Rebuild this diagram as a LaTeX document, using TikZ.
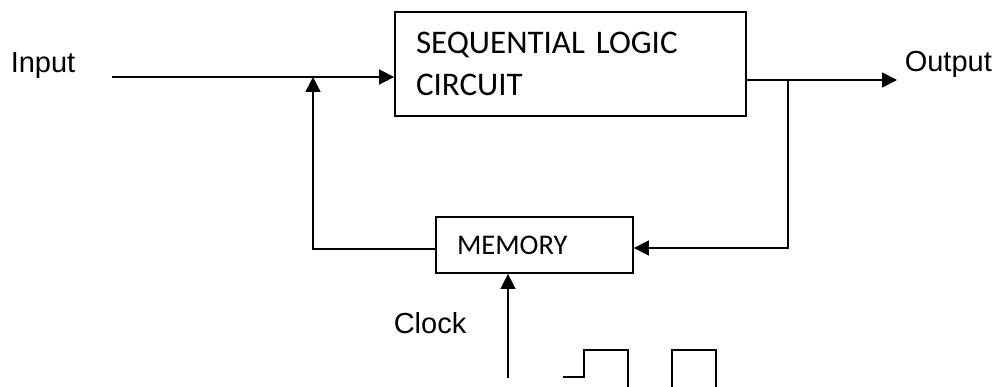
\documentclass[tikz,border=0pt]{standalone}
\usepackage{fontspec}
\setmainfont{Liberation Sans}
\newfontfamily\boxfont{Carlito}
\usetikzlibrary{arrows.meta,positioning}

\begin{document}
\begin{tikzpicture}[
  x=1pt,y=-1pt,
  ->,>={Triangle[length=15pt,width=15pt]},
  line width=1.6pt,
  block/.style={rectangle, draw, line width=1.8pt, align=left, anchor=center,
    inner xsep=21pt, inner ysep=0pt},
  label/.style={anchor=base west, inner sep=0pt, font=\fontsize{29}{34}\selectfont}
]
  \useasboundingbox (0,0) rectangle (998,387);

  % blocks
  \node[block, text width=309pt, minimum height=104pt,
    font=\boxfont\fontsize{33}{42}\selectfont] (slc) at (570.5,64)
    {SEQUENTIAL LOGIC\\CIRCUIT};
  \node[block, text width=155pt, minimum height=56pt,
    font=\boxfont\fontsize{28.5}{34}\selectfont] (mem) at (534.5,245) {MEMORY};

  % texts
  \node[label] (inlbl)  at (10,73)  {Input};
  \node[label] (outlbl) at (904,72) {Output};
  \node[label] (clklbl) at (393,333) {Clock};

  % points on the wires
  \coordinate (in)  at (112,77);
  \coordinate (j)   at (313,77);
  \coordinate (fl)  at (313,249);
  \coordinate (br)  at (788,80);
  \coordinate (out) at (897,80);
  \coordinate (fr)  at (788,248);
  \coordinate (clk) at (508,378);

  \draw (in) -- (in -| slc.west);
  \draw[-] (slc.east |- br) -- (br);
  \draw (br) -- (out);
  \draw (br) -- (fr) -- (fr -| mem.east);
  \draw (mem.west |- fl) -- (fl) -- (j);
  \draw (clk) -- (clk |- mem.south);

  % clock pulses
  \draw[-, line width=1.4pt] (563,377) -- (584,377) -- (584,350) -- (628,350) -- (628,387);
  \draw[-, line width=1.4pt] (672,387) -- (672,350) -- (716,350) -- (716,387);
\end{tikzpicture}
\end{document}
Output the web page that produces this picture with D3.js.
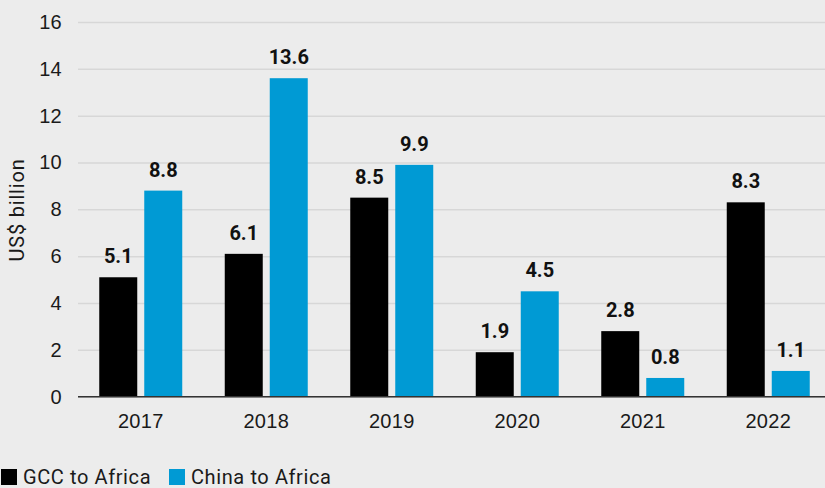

## AIM OF THE TASK
Copy all of the entries verbatim, leaving out any pictures they contain.

## REPLY
Rebuild this diagram as a LaTeX document, using TikZ.
\documentclass[tikz,border=0pt]{standalone}
\usepackage{fontspec}
\setmainfont{Liberation Sans}
\newfontfamily\boxfont{Carlito}
\usetikzlibrary{arrows.meta,positioning}

\begin{document}
\begin{tikzpicture}[
  x=1pt,y=-1pt,
  ->,>={Triangle[length=15pt,width=15pt]},
  line width=1.6pt,
  block/.style={rectangle, draw, line width=1.8pt, align=left, anchor=center,
    inner xsep=21pt, inner ysep=0pt},
  label/.style={anchor=base west, inner sep=0pt, font=\fontsize{29}{34}\selectfont}
]
  \useasboundingbox (0,0) rectangle (998,387);

  % blocks
  \node[block, text width=309pt, minimum height=104pt,
    font=\boxfont\fontsize{33}{42}\selectfont] (slc) at (570.5,64)
    {SEQUENTIAL LOGIC\\CIRCUIT};
  \node[block, text width=155pt, minimum height=56pt,
    font=\boxfont\fontsize{28.5}{34}\selectfont] (mem) at (534.5,245) {MEMORY};

  % texts
  \node[label] (inlbl)  at (10,73)  {Input};
  \node[label] (outlbl) at (904,72) {Output};
  \node[label] (clklbl) at (393,333) {Clock};

  % points on the wires
  \coordinate (in)  at (112,77);
  \coordinate (j)   at (313,77);
  \coordinate (fl)  at (313,249);
  \coordinate (br)  at (788,80);
  \coordinate (out) at (897,80);
  \coordinate (fr)  at (788,248);
  \coordinate (clk) at (508,378);

  \draw (in) -- (in -| slc.west);
  \draw[-] (slc.east |- br) -- (br);
  \draw (br) -- (out);
  \draw (br) -- (fr) -- (fr -| mem.east);
  \draw (mem.west |- fl) -- (fl) -- (j);
  \draw (clk) -- (clk |- mem.south);

  % clock pulses
  \draw[-, line width=1.4pt] (563,377) -- (584,377) -- (584,350) -- (628,350) -- (628,387);
  \draw[-, line width=1.4pt] (672,387) -- (672,350) -- (716,350) -- (716,387);
\end{tikzpicture}
\end{document}
Output the web page that produces this picture with D3.js.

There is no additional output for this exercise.